As long as the Golden State Warriors keep winning without him, there'll be room for debate about Kevin Durant's value.
But in the wake of Draymond Green's top-down, front-to-back, mind-body-and-soul takeover during the Dubs' 110-99 Game 3 win over the Portland Trail Blazers on Saturday, there is no disputing his irreplaceability.
"It was one of the best games I've ever seen Draymond play," Steve Kerr said during his postgame press conference
Green finished Saturday's contest with 20 points, 13 rebounds, 12 assists and four steals in 38 electrifying minutes. It was his seventh career playoff triple-double and third in this postseason alone. Though it's very often the case that Green's numbers don't tell the story of his impact, that was especially true in Game 3.
Yes, even with numbers as eye-popping as those.
Several of his most meaningful plays didn't culminate in him scoring. He triggered the end-to-end sequence that gave the Warriors their first lead of the night, starting with a tough contest on a Damian Lillard drive and then making a full-court sprint that produced a Kevon Looney layup.
The end-to-end stretch finished an 18-6 run that gave the Warriors the lead after they trailed by as many as 18 points in the first half.
When Jordan Bell missed a breakaway dunk that could have sent him spiraling, Green was in his ear, preventing the nosedive with some positivity.
Though saying so might rob Bell of a bit too much agency, it's hard to divorce Green's pep talk from the way Bell bounced back from his blunder. The second-year big man remained in the game after his botched slam and converted his next dunk attempt (using two hands to remove any doubt) and turned in a clutch block to preserve the Warriors' 82-79 lead at the third-quarter buzzer.
Green wasn't just pushing the pace. He was pushing his teammates, goading them on with his words and his play. If his upbeat chatter wasn't enough, it seemed as though he decided to play so hard that anyone performing at a lower level of intensity would look lazy by comparison.

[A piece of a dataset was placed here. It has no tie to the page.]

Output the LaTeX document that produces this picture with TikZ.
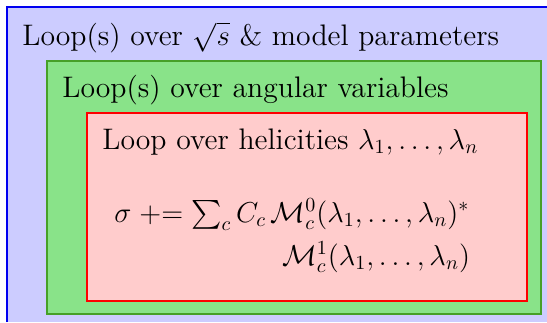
\documentclass[tikz,border=0pt]{standalone}
\usepackage{amsmath}
\definecolor{outerfill}{RGB}{204,204,255}
\definecolor{outerline}{RGB}{0,0,240}
\definecolor{midfill}{RGB}{137,227,137}
\definecolor{midline}{RGB}{70,160,40}
\definecolor{innerfill}{RGB}{255,204,204}
\definecolor{innerline}{RGB}{255,0,0}
\begin{document}
\begin{tikzpicture}[x=0.5pt,y=-0.5pt,
  lbl/.style={anchor=base west,inner sep=0pt,font=\fontsize{14.85}{18}\selectfont}]
\useasboundingbox (0,0) rectangle (547,322);
% outer box (cropped at right and bottom)
\fill[outerfill] (7,7) rectangle (547,322);
\draw[outerline,line width=0.6pt] (7,322) -- (7,7) -- (547,7);
% middle box
\draw[midline,fill=midfill,line width=0.8pt] (47,61) rectangle (541,314);
% inner box
\draw[innerline,fill=innerfill,line width=0.7pt] (87,113) rectangle (527,301);
% texts
\node[lbl] (t1) at (22,45) {Loop(s) over $\sqrt{s}$ \& model parameters};
\node[lbl] (t2) at (62,97) {Loop(s) over angular variables};
\node[lbl] (t3) at (102,149) {Loop over helicities $\lambda_1,\dots,\lambda_n$};
\node[lbl] (m1) at (114,222) {$\sigma \mathrel{+}= \sum_c C_c\,\mathcal{M}^0_c(\lambda_1,\dots,\lambda_n)^*$};
\node[lbl] (m2) at (282,265) {$\mathcal{M}^1_c(\lambda_1,\dots,\lambda_n)$};
\end{tikzpicture}
\end{document}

He chose the right night, as this was the type of game the Warriors could have been excused for letting slip away. They were up 2-0 and, perhaps rightfully so, didn't have reason to feel threatened by a Blazers team that was showing fatigue even before Green ran them into the ground. Had Golden State lost on Saturday, it still could have secured a Game 4 win and gone home to ice the series.
But now the Blazers are on the cliff's edge because Green shoved them onto that precipice.
Sure, Stephen Curry seized control in the fourth quarter, flinging daggers en route to 36 points on 11-of-26 shooting. But without Green practically forcing the rest of the Warriors to keep hold of a rope that was rapidly slipping from their grasp early on, it's hard to know if Curry's late surge would have mattered—or if he'd have even been on the floor if this game had continued down the path it was on when Portland held that 18-point lead in the second quarter.
Maybe that feels like a stretch, crediting Green for Curry's closing blitz, but his was one of those infectious efforts that touched every corner of the game. Green's relentless pace-pushing kept the Warriors within striking distance during that otherwise lackluster first half, and when he slammed the pedal down even harder after the break, it broke the Blazers.
It also earned Green plenty of plaudits, like this:
A cursory look through coverage of this dynasty will yield a dozen instances of some Warriors figure—Kerr, Curry, you name it—calling Green the team's heart and soul. But that sells him short in the anatomy department. He's the guts and brains, too. The player who intuits what his team needs and figures out how to deliver it.
"When we have Steph, Klay [Thompson], KD, DeMarcus [Cousins], I don't need to play like that," Green said in his postgame presser on NBA TV. "I take it upon myself to be the guy to give that up."
Unless you count his 12 dimes, Green gave nothing up on Saturday. Instead, he took the series.
So with the Warriors having effectively ended this thing (unless a wiped-out Blazers team becomes the first to ever erase a 3-0 deficit in a seven-game engagement), we can look ahead and ask the usual questions.
When will Kevin Durant be back, and in what form?
Will KD's re-integration into a team that has rediscovered some three-year-old magic without him prove difficult?
How can Golden State stop Giannis Antetokounmpo or Kawhi Leonard (but, come on, it'll be Giannis)?
Those answers will be difficult to come by, and there's only so much Green can do to grease the skids for Durant's return. But maybe the more important thing to consider in all this is that Green, the guy whose public spat with Durant in November nearly pulled the team apart, is the one currently holding everything together.